Oaks, and his allies, are not really that concerned with individual religious freedom. Instead, their main concern is freedom to exercise religious dominion in institutional contexts, which sometimes abrogates other rights.

Oaks wants to preserve the ability of LDS affiliated institutions, even those with a secular and religious purpose--like BYU, to continue to discriminate against LGBT people or restrict freedom of speech on religious grounds.

These folks also want to allow people to exercise their religious freedom (I mean impose their religious viewpoint in other domains) within the context of their business affairs. Companies like Hobby Lobby don't want to be required to purchase their employees health care plans that are required to cover contraceptives under government mandates that these are medically necessary (as they are for things besides birth control purposes). Of course, just hope you don't work for a Jehovah's Witness, who doesn't want your plan to cover blood transfusions.

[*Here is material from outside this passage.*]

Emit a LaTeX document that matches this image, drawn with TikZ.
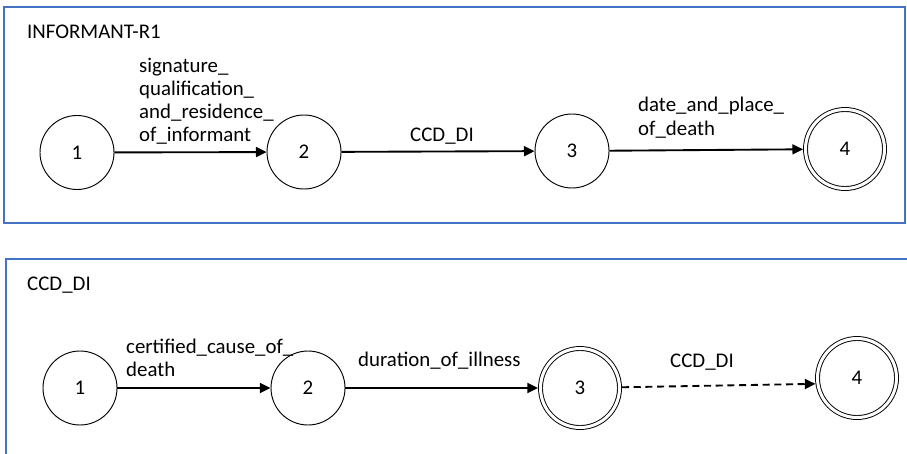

Oaks wants to preserve the power of religious organizations and religious people to sanction behavior and shape culture using their institutional and business powers. You want to attend BYU? Good, don't drink coffee. You want to work at this company? Fine, but we're not going to pay for your sinful birth control stuff.

That's why they have the Thomas Beckett Society. Thomas Beckett was martyred during the reign of Henry II, because he was defending church institutional prerogatives against those of the crown. I happen to also admire what Beckett did, but that was a very different kind of world. But there's a symbolism that Oaks and his religious conservative friends are trying to convey with their choice of patron saint.